By this time next year, Southwest California will be among the first regions in the United States to be wired with a high-speed, state-of-the-art fiber-optic network with Internet connection speeds up to 20 times faster than DSL.

Verizon Communications (NYSE: VZ) is in the process of installing fiber-optic cable that will give every home and business in the region access to high-speed Internet connections and faster downloads. When the installation is completed sometime in 2006, Southwest California - Temecula, Murrieta, Lake Elsinore and portions of Riverside County -- will be one of the first "smart" communities in the nation equipped with high-speed fiber-optic network.

In the next several months, all who live and work in Murrieta will be able to connect to a fiber-optic cable network being installed by Verizon. The technology, called fiber to the premises (FTTP), will provide Internet connection speeds at least three times as fast as DSL and faster. Eventually, the same hair-like optical fibers could provide telephone and cable television services.

Starting in the third quarter, Verizon will begin wiring Temecula, and next year, a fiber-optic network will be installed in Lake Elsinore, according to Jon Davies, Verizon spokesman.

The service, which Verizon calls "Fios," ultimately expands the reach of high-speed Internet service in Southwest California. Previously, copper wire-based DSL service was restricted to customers located within 3.5 miles of the phone company's central office, which meant not everyone was eligible to get DSL.

"This had a huge impact on Murrieta," said Doug McAllister, Murrieta city councilman. "FTTP changes how you do everything."

And because fiber-optic cable is less vulnerable to the elements than traditional copper wire, it requires less maintenance. Repairs, when they are needed, take hours compared with the days needed to restore copper wire-based service.

Fios comes with connection speeds of 5 megabytes per second (mbps), 15 mbps and 30 mbps. DSL averages about 1.5 mbps and cable modem about 2 to 2.5 mbps.

The service means much faster download speeds. It takes anywhere from four to five days to download a feature movie with dialup. With DSL, it drops to about two to four hours, but with Fios, the entire download is completed in 13 minutes.

For teacher and businessman Alain Jourdier, the benefits of hooking up to high-speed Internet network are clear. He says it works a lot better than cable and is less expensive.

"I teach marketing at UCLA and run a marketing consulting business," the Murrieta resident said. "So I'm online 15 to 17 hours a day and I need a connection that moves fast."

For computer consultant Ken Pollard, the service means expanded bandwidth for moving large amounts of data.
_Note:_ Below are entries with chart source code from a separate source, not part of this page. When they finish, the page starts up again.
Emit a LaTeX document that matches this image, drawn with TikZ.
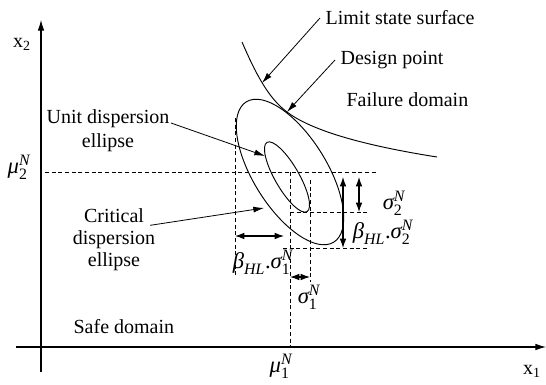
\documentclass[tikz,border=0pt]{standalone}
\usepackage{amsmath}
\usepackage{fontspec}
\setmainfont{Liberation Serif}
\usetikzlibrary{arrows.meta,positioning}

% italic symbol with super- and subscript
\newcommand{\msym}[3]{$\textit{#1}_{\text{#3}}^{\textit{#2}}$}
\newcommand{\bhl}{$\textit{β}_{\textit{HL}}$}

\begin{document}
\begin{tikzpicture}[
  x=0.75pt, y=-0.75pt,
  font=\fontsize{15}{18}\selectfont,
  lbl/.style={inner sep=1pt, align=center},
  sym/.style={inner sep=0pt, font=\fontsize{17}{20}\selectfont},
  tag/.style={inner sep=4pt, anchor=west},
  ptr/.style={-{Latex[length=8pt,width=4.5pt]}, line width=0.6pt},
  dim/.style={{Latex[length=7pt,width=5pt]}-{Latex[length=7pt,width=5pt]}, line width=0.8pt},
  guide/.style={dash pattern=on 3pt off 2pt, line width=0.5pt},
  axis/.style={-{Latex[length=8pt,width=5pt]}, line width=0.8pt},
]
  \useasboundingbox (0,0) rectangle (546,385);

  % axes
  \coordinate (xs) at (16,347);
  \coordinate (xe) at (546,347);
  \coordinate (ys) at (41,372);
  \coordinate (ye) at (41,20);
  \draw[axis] (xs) -- (xe);
  \draw[axis] (ys) -- (ye);
  \node[lbl] (xlab) at (532,371) {x\textsubscript{1}};
  \node[lbl] (ylab) at (22,44) {x\textsubscript{2}};

  % mean point and guide lines
  \coordinate (mu) at (290,172);
  \node[sym] (mu2) at (19,167) {\msym{μ}{N}{2}};
  \node[sym] (mu1) at (281,366) {\msym{μ}{N}{1}};
  \draw[guide] (45,172) -- (377,172);
  \draw[guide] (mu) -- (290,348);
  \draw[guide] (235,118) -- (235,275);
  \draw[guide] (283,248) -- (368,248);
  \draw[guide] (290,212) -- (368,212);
  \draw[guide] (310,180) -- (310,282);

  % dispersion ellipses
  \draw[line width=0.7pt, rotate around={-58:(mu)}] (mu) ellipse [x radius=62pt, y radius=27.5pt];
  \coordinate (ictr) at (287,177);
  \draw[line width=0.7pt, rotate around={-60:(ictr)}] (ictr) ellipse [x radius=30pt, y radius=9pt];

  % limit state surface
  \coordinate (dp) at (287,112);
  \coordinate (lsp) at (262,83);
  \draw[line width=0.7pt] (242,42) .. controls (255,72) and (268,98) .. (dp)
        .. controls (316,134) and (380,148) .. (437,157);

  % dimension arrows
  \draw[dim] (343,177) -- (343,248);
  \draw[dim] (359,177) -- (359,212);
  \draw[dim] (235,236) -- (284,236);
  \draw[dim] (290,277) -- (310,277);
  \node[sym] (s2) at (394,203) {\msym{σ}{N}{2}};
  \node[sym] (bs2) at (383,232) {\bhl.\msym{σ}{N}{2}};
  \node[sym] (bs1) at (263,262) {\bhl.\msym{σ}{N}{1}};
  \node[sym] (s1) at (309,297) {\msym{σ}{N}{1}};

  % text labels
  \node[tag] (lss) at (320,18) {Limit state surface};
  \node[tag] (dpt) at (335,60) {Design point};
  \node[tag] (fail) at (341,100) {Failure domain};
  \node[tag] (safe) at (68,327) {Safe domain};
  \node[lbl] (ude) at (108,131) {Unit dispersion\\ellipse};
  \node[lbl, font=\fontsize{15}{16.5}\selectfont] (crit) at (114,240) {Critical\\dispersion\\ellipse};

  \coordinate (ipt) at (265,156);
  \coordinate (opt) at (264,208);
  \draw[ptr] (lss.west) -- (lsp);
  \draw[ptr] (dpt.west) -- (dp);
  \draw[ptr] ([yshift=-11pt]ude.north east) -- (ipt);
  \draw[ptr] ([xshift=-5pt,yshift=-13.5pt]crit.north east) -- (opt);
\end{tikzpicture}
\end{document}
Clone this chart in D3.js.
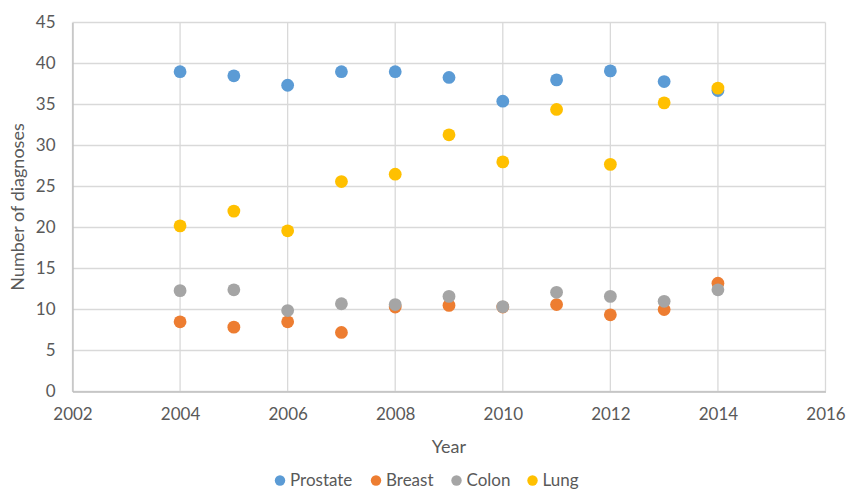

"This has changed my business dramatically," he explained. "As far as Internet connectivity goes, this is like going from a straw to a fire hose."

In addition to making the thousands of traditional and home-based businesses in Murrieta more efficient, Fios technology gives residents the opportunity to work from home rather than spend hours a day commuting to jobs in San Diego and Orange counties.

Each day more than 30,000 residents of Southwest California hop into their cars and head to jobs in San Diego County. The daily commute, which typically averages three hours, clogs freeways and takes away from the commuters' family life. Fiber-optic cable with Internet connection speeds up to 20 times faster than DSL may allow a large number of these road warriors to work from home or telecommute.

The technology also may encourage large employers in San Diego to offer their commuter employees the option of working from cost effective telecommuting centers closer to home.

Ultimately, Fios is a powerful magnet that will allow Southwest California to attract more companies and better paying jobs, so its residents spend more time at home with their families rather than on the road commuting to nearby counties.

"This certainly gives Murrieta an edge over other communities with Internet, phone and cable service that is faster, better and less expensive," said Gregory Lee, manager of business development for the Southwest California Economic Alliance, a regional business and job attraction group that includes the cities of Murrieta, Lake Elsinore and Temecula and Riverside County.

"It gives them a competitive edge and helps us compete with the big guys," he said.